"""
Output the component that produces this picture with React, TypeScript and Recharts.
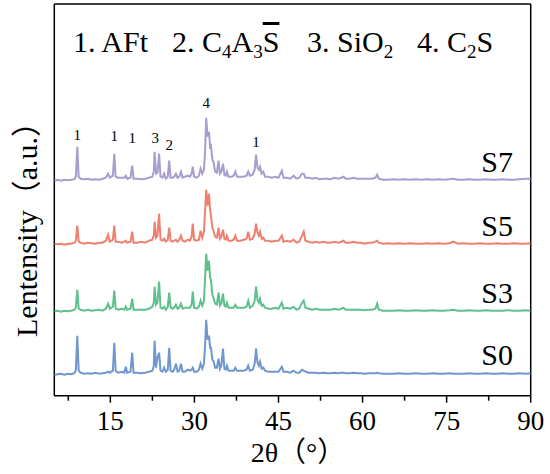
import { LineChart, Line, XAxis, YAxis, ReferenceDot, ReferenceLine } from "recharts";

// 2θ positions (degrees) shared by all four patterns
const twoTheta = [
  5, 5.6, 6.2, 6.8, 7.4, 8.0, 8.6, 8.85, 9.1, 9.35, 9.7, 10.3, 11.0, 11.6, 12.3, 13.0, 13.6, 14.2, 14.6, 14.9,
  15.45, 15.7, 15.95, 16.4, 17.0, 17.5, 17.75, 18.0, 18.6, 18.9, 19.15, 19.8, 20.5, 21.2, 21.9, 22.5, 22.75, 22.9, 23.15, 23.4,
  23.7, 23.95, 24.3, 24.6, 24.9, 25.25, 25.5, 25.75, 26.1, 26.4, 26.7, 27.0, 27.3, 27.6, 27.9, 28.3, 28.8, 29.2, 29.5, 29.7,
  29.95, 30.4, 30.8, 31.1, 31.4, 31.7, 31.9, 32.1, 32.35, 32.6, 32.8, 32.95, 33.2, 33.4, 33.7, 34.0, 34.3, 34.55, 34.8, 35.1,
  35.35, 35.6, 35.8, 36.1, 36.6, 37.0, 37.3, 37.6, 38.2, 38.8, 39.3, 39.6, 39.9, 40.4, 40.75, 41.0, 41.25, 41.5, 41.7, 42.0,
  42.3, 42.6, 43.2, 43.8, 44.4, 45.0, 45.6, 45.9, 46.5, 47.1, 47.7, 48.2, 48.7, 49.2, 49.5, 49.8, 50.4, 51.0, 51.7, 52.3,
  53.0, 53.7, 54.3, 55.0, 55.7, 56.2, 56.6, 57.0, 57.7, 58.4, 59.0, 59.7, 60.4, 61.0, 61.7, 62.3, 62.6, 62.9, 63.6, 64.5,
  65.5, 66.5, 67.5, 68.5, 69.5, 70.5, 71.5, 72.5, 73.5, 74.5, 75.5, 76.2, 77.0, 78.0, 79.0, 80.0, 81.0, 82.0, 83.0, 84.0,
  85.0, 86.0, 87.0, 88.0, 89.0, 90.0,
];

const intensityS0 = [
  1, 1.5, 2, 1, 2, 1.5, 2.5, 6, 40, 5, 3, 2, 2.5, 2, 3, 2, 2.5, 3, 4, 3,
  5, 33, 5, 3, 4, 3, 9, 3, 4, 23, 3, 3, 2.5, 3, 4, 5, 10, 35, 8, 18,
  23, 5, 4, 8, 4, 6, 28, 5, 4, 6, 12, 4, 5, 12, 4, 4, 6, 5, 6, 8,
  4, 4, 6, 12, 7, 12, 30, 56, 36, 40, 28, 28, 16, 15, 8, 8, 17, 7, 10, 27,
  7, 6, 10, 5, 5, 5, 8, 5, 5, 5, 6, 10, 5, 6, 12, 27, 13, 10, 14, 7,
  8, 5, 4, 4, 4, 4, 9, 4, 4, 3, 5, 3, 3, 6, 5, 4, 3, 3, 3, 2.5,
  3, 2.5, 2.5, 3, 2.5, 3, 3, 2.5, 2.5, 3, 2.5, 2.5, 2, 2.5, 2.5, 2.5, 3, 2.5, 2, 2,
  2, 2.5, 2, 2, 2.5, 2, 2, 2.5, 2, 2, 2.5, 2, 2, 2, 2.5, 2, 2, 2.5, 2, 2,
  2.5, 2, 2, 2.5, 2, 2.5,
];

const intensityS3 = [
  1.5, 2, 1, 2, 1.5, 2, 3, 5, 23, 4, 3, 2, 3, 2, 2.5, 3, 2, 4, 9, 4,
  6, 22, 4, 3, 4, 3, 6, 3, 4, 14, 3, 3, 3, 3, 4, 6, 10, 26, 8, 10,
  31, 5, 4, 6, 3, 6, 20, 5, 4, 5, 8, 4, 5, 9, 4, 5, 5, 5, 8, 21,
  5, 4, 6, 12, 7, 12, 34, 59, 42, 52, 35, 33, 18, 15, 9, 8, 20, 7, 9, 19,
  7, 6, 10, 5, 5, 5, 8, 5, 5, 5, 6, 12, 5, 7, 12, 26, 13, 10, 14, 7,
  8, 5, 4, 4, 5, 4, 10, 4, 5, 4, 6, 3, 4, 10, 12, 5, 4, 3, 4, 3,
  3, 3, 3, 4, 3, 4, 5, 3, 3, 3, 3, 3, 2.5, 3, 3, 4, 9, 3, 2, 2,
  2, 2.5, 2, 2, 2.5, 2, 2, 2.5, 2, 2, 2.5, 3, 2, 2, 2.5, 2, 2, 2.5, 2, 2,
  2, 2.5, 2, 2, 2.5, 2,
];

const intensityS5 = [
  2, 1.5, 2, 1, 2, 2, 3, 5, 20, 4, 3, 2, 3, 2.5, 2, 3, 3, 5, 11, 4,
  6, 20, 4, 4, 3, 4, 5, 3, 4, 14, 3, 3, 4, 3, 5, 6, 10, 24, 8, 10,
  32, 6, 5, 7, 4, 6, 18, 5, 4, 5, 6, 4, 6, 10, 5, 4, 6, 5, 9, 22,
  6, 5, 6, 15, 8, 14, 35, 56, 40, 52, 36, 30, 18, 15, 9, 8, 18, 7, 9, 16,
  7, 6, 10, 5, 5, 6, 10, 5, 5, 6, 7, 14, 6, 7, 12, 22, 13, 10, 14, 7,
  8, 5, 5, 4, 5, 5, 10, 4, 5, 4, 6, 3, 4, 10, 14, 5, 4, 3, 4, 3,
  4, 3, 3, 4, 3, 4, 5, 3, 3, 4, 3, 3, 2, 3, 3, 4, 5, 3, 2, 2.5,
  2, 2.5, 2, 2.5, 2, 2, 2.5, 2, 2.5, 2, 2.5, 4, 2, 2.5, 2, 2, 2.5, 2, 2, 2.5,
  2, 2, 2.5, 2, 2, 2.5,
];

const intensityS7 = [
  1, 2, 1, 2, 1.5, 2, 2.5, 5, 35, 5, 3, 2.5, 3, 2, 2.5, 2, 3, 4, 8, 4,
  6, 28, 5, 4, 4, 4, 6, 3, 4, 16, 3, 3, 2.5, 3, 4, 5, 10, 30, 8, 9,
  28, 5, 4, 8, 3, 5, 21, 4, 4, 5, 8, 4, 5, 10, 4, 5, 6, 5, 8, 15,
  5, 4, 6, 13, 8, 12, 30, 64, 45, 50, 35, 36, 22, 20, 10, 9, 21, 8, 10, 18,
  7, 6, 10, 5, 5, 6, 10, 5, 5, 5, 6, 10, 6, 7, 12, 27, 14, 12, 15, 8,
  10, 5, 5, 4, 5, 4, 11, 4, 4, 3, 6, 3, 4, 8, 8, 4, 4, 3, 4, 2.5,
  3, 3, 2.5, 4, 3, 4, 5, 3, 3, 4, 3, 3, 3, 3, 3, 4, 7, 3, 2, 2,
  2.5, 2, 2.5, 2, 2.5, 2, 2.5, 2, 2.5, 2, 2.5, 3, 2, 2, 2.5, 2, 2, 2.5, 2, 2,
  2.5, 2, 2, 2.5, 3, 3,
];

const sampleNames = ["S0", "S3", "S5", "S7"];
const sampleSeries = [intensityS0, intensityS3, intensityS5, intensityS7];
const sampleOffsets = [20, 83, 150, 214];
const sampleColors = ["#6f97cf", "#5fc08e", "#ef8070", "#a99ccf"];
const sampleLabelAngle = 84;
const sampleLabelLevels = [30.7, 92.4, 160, 224];

const peakLabelAngles = [9.1, 15.7, 18.9, 23.0, 25.5, 32.1, 41.0];
const peakLabelTexts = ["1", "1", "1", "3", "2", "4", "1"];
const peakLabelLevels = [256, 255, 253, 253, 246, 288, 249];

const xTicks = [7.5, 15, 22.5, 30, 37.5, 45, 52.5, 60, 67.5, 75, 82.5, 90];
const xDomain = [5, 90];
const yDomain = [0, 391.7];

const rows = twoTheta.map((t, i) => {
  const row: Record<string, number> = { t };
  sampleNames.forEach((name, k) => {
    row[name] = sampleOffsets[k] + sampleSeries[k][i];
  });
  return row;
});

const serif = "'Liberation Serif', 'Times New Roman', 'Noto Sans CJK SC', serif";

function AngleTick({ x, y, payload }: any) {
  const major = payload.value % 15 === 0;
  return (
    <g>
      <line x1={x} x2={x} y1={y} y2={y + (major ? 7 : 5)} stroke="#000" strokeWidth={1.5} />
      {major && (
        <text x={x} y={y + 34} textAnchor="middle" fontSize={27} fontFamily={serif} fill="#000">
          {payload.value}
        </text>
      )}
    </g>
  );
}

function TextMark({ cx, cy, text, size }: any) {
  return (
    <text x={cx} y={cy} textAnchor="middle" fontSize={size} fontFamily={serif} fill="#000">
      {text}
    </text>
  );
}

export default function App() {
  return (
    <div style={{ position: "absolute", left: 0, top: 0, width: 550, height: 474, background: "#fff" }}>
      <LineChart
        width={550}
        height={474}
        data={rows}
        margin={{ top: 4, right: 19.3, bottom: 0, left: 54.3 }}
      >
        <XAxis
          dataKey="t"
          type="number"
          domain={xDomain}
          ticks={xTicks}
          interval={0}
          height={78.3}
          tickSize={0}
          tickMargin={0}
          tickLine={false}
          tick={<AngleTick />}
          axisLine={{ stroke: "#000", strokeWidth: 1.5 }}
          allowDataOverflow
        />
        <YAxis yAxisId="main" type="number" domain={yDomain} hide allowDataOverflow />
        {/* frame: left, right, top */}
        <ReferenceLine yAxisId="main" x={xDomain[0]} stroke="#000" strokeWidth={1.5} />
        <ReferenceLine yAxisId="main" x={xDomain[1]} stroke="#000" strokeWidth={1.5} />
        <ReferenceLine yAxisId="main" y={yDomain[1]} stroke="#000" strokeWidth={1.5} />
        {sampleNames.map((name, k) => (
          <Line
            key={name}
            yAxisId="main"
            dataKey={name}
            type="linear"
            stroke={sampleColors[k]}
            strokeWidth={2}
            dot={false}
            activeDot={false}
            isAnimationActive={false}
          />
        ))}
        {peakLabelAngles.map((a, i) => (
          <ReferenceDot
            key={"p" + i}
            yAxisId="main"
            x={a}
            y={peakLabelLevels[i]}
            r={0}
            shape={(p: any) => <TextMark cx={p.cx} cy={p.cy} text={peakLabelTexts[i]} size={15} />}
          />
        ))}
        {sampleNames.map((name, k) => (
          <ReferenceDot
            key={"s" + name}
            yAxisId="main"
            x={sampleLabelAngle}
            y={sampleLabelLevels[k]}
            r={0}
            shape={(p: any) => <TextMark cx={p.cx} cy={p.cy} text={name} size={30} />}
          />
        ))}
      </LineChart>
      <svg
        width={550}
        height={474}
        style={{ position: "absolute", left: 0, top: 0, pointerEvents: "none" }}
        fontFamily={serif}
      >
        <text x={73} y={52} fontSize={30}>1. AFt</text>
        <text x={172} y={52} fontSize={30}>
          2. C<tspan fontSize={19} dy={6}>4</tspan>
          <tspan dy={-6}>A</tspan>
          <tspan fontSize={19} dy={6}>3</tspan>
          <tspan dy={-6} style={{ textDecoration: "overline" }}>S</tspan>
        </text>
        <text x={307} y={52} fontSize={30}>
          3. SiO<tspan fontSize={19} dy={6}>2</tspan>
        </text>
        <text x={417} y={52} fontSize={30}>
          4. C<tspan fontSize={19} dy={6}>2</tspan>
          <tspan dy={-6}>S</tspan>
        </text>
        <text x={298} y={462} fontSize={28} textAnchor="middle">2θ（°）</text>
        <text transform="rotate(-90)" x={-222} y={37} fontSize={30} textAnchor="middle">
          Lentensity（a.u.）
        </text>
      </svg>
    </div>
  );
}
"""
Your task is to reproduce exactly the lines from the start of the data above through the line containing "YAxis, ReferenceDot, ReferenceLine", leaving every picture out.

Output the component that produces this picture with React, TypeScript and Recharts.
import { LineChart, Line, XAxis, YAxis, ReferenceDot, ReferenceLine } from "recharts";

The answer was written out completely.